Christina has constructed a 7 minute continuous shot that lands halfway through our characters journey. We spent a lot of time discussing whether or not to keep this shot in the film due to the difficulties of pulling a shot like this off. It’s a difficult proposition for any indie film. Especially difficult for a project like this one given the experiment we’ve undertaken and the fact that we’ve got a tiny crew; there’s barely an extra set of hands to help out.
The shot is setup to catch the characters in the midst of their night. The shot starts outside, goes inside comes back outside. Theoretically it’s one of those shots you remember. The scene(s) takes place at night as well, which is its own set of difficulties.
One of the first things I learned in preproduction for How We Got Away With It is that night exteriors are the most expensive thing to shoot. Shooting at night requires light for the cameras sensor. So you need lights, people to move those lights, food to feed those people, and money to pay for it all. We had none of that. Haha.
So as a result, we had a very short window of time to actually shoot the scene. We knew there was no point in shooting day for night. I’ve just never seen it work where it looks natural. That meant the only other option was to shoot it at dusk. Basically within the 25 to 35 minutes after the sun ducks behind the tree line. So for a 7 minute scene, that means we’d get about 4 shots at it. Not a lot for something this technical.
When I made the schedule for the shoot I built in a 3 hour rehearsal block for the shot. We rehearsed in the afternoon, setting everything we needed and putting in a few hidden lights. This is where the scene would either have the potential to happen, or not. Everything had to be exact leading up to the moment the camera rolls because we knew that there were going to be too many variables to control once we got into our 35 minute shooting block.
As actors and producers this was our greatest test. We were all running, literally running, around leading up to the first take and subsequently in between each take resetting. But we had to let that go and nail our scene. Given the technical demands of the shot, we could not miss one because of a performance problem.
We went through the first 2 takes, each one having some technical issues, but each take got better and better. The shot is a continuous series of seven scenes with someone coming in and out of each two person scene. My scenes were dead in the middle of the shot so I had a couple minutes sitting, living in my characters circumstances, waiting for Gibson (Heather) to walk into my life (scene). As the take is going I can feel that it’s going well. And with that feeling, as the time and light dwindles. is an incredible tension not to screw it up. It’s the closest stage performance feeling I’ve ever had on film.
Heather walks in, our moments work well. I walk out of the room and down a hall as camera is walking backwards into the next room where Xavie (Michael) is waiting for our scene.

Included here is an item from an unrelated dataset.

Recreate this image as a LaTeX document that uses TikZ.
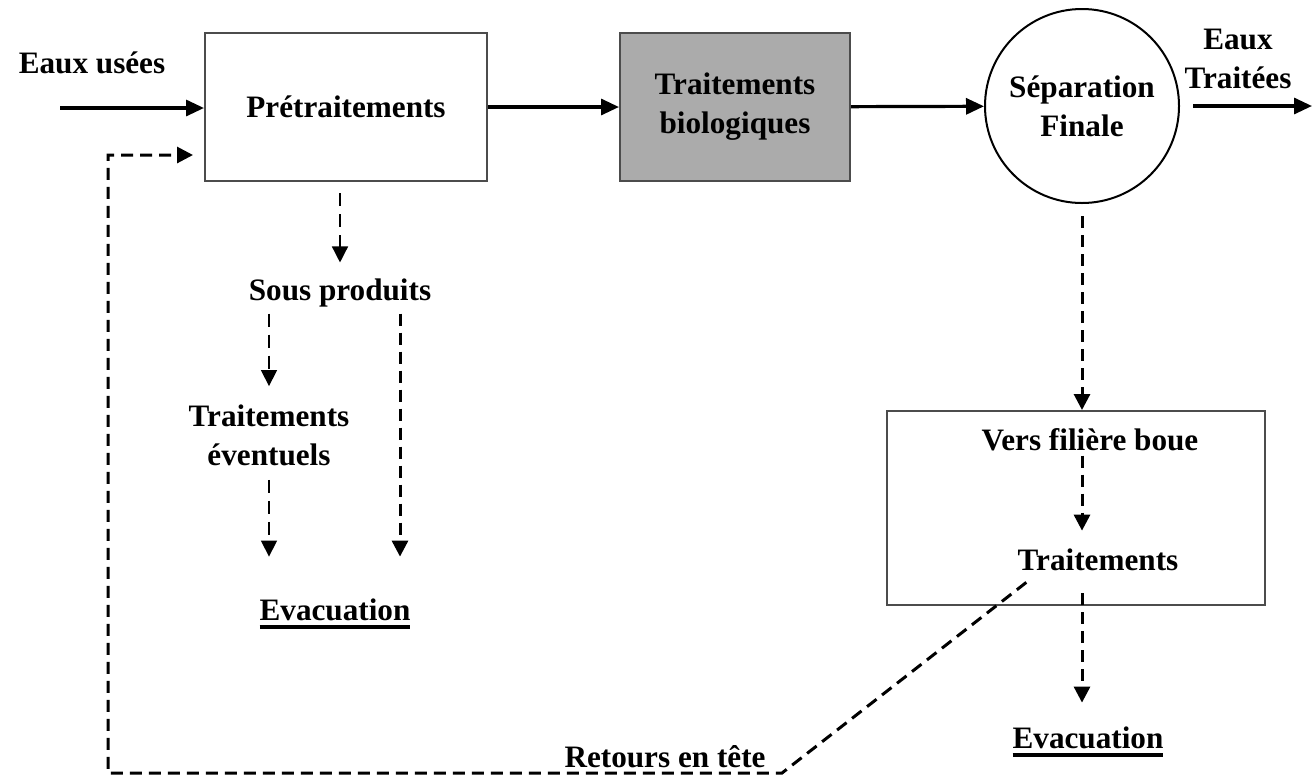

As camera moves back into the room it pans over and tilts down to Michael who’s sitting having a scotch. I then cross between Michael and camera to get into position for our scene in a two shot. And as I’m crossing BOOM!!! I hit the mic on board the camera. Take destroyed. I’m instantly devastated feeling I’ve let everyone down.
Neither Will, the DP, nor I call cut even though the scene is blown. We keep going, which was the worst thing to do because the clock is ticking. After we finished the take I ran to Will who was running to me to say I hit the mic.
So we go again. Squeeze out two more takes before the light is gone. After the last take we all just kind of stood there, not knowing if we got it or not.
We head over to DIT and nervously wait for the footage to off-load. Finally it’s ready. We watch the last take. It’s good but unusable because the exterior scenes are way too dark. Shit. We go back to the 2nd to last take. We watch with great anticipation. We nailed it! We’re high fiving and hugging , it was a great moment and testament to the collaborators in that room.
The unforeseen benefit to having to wrap at sunset was that we were done for the night! It was a much needed opportunity to unwind and recharge for the final push.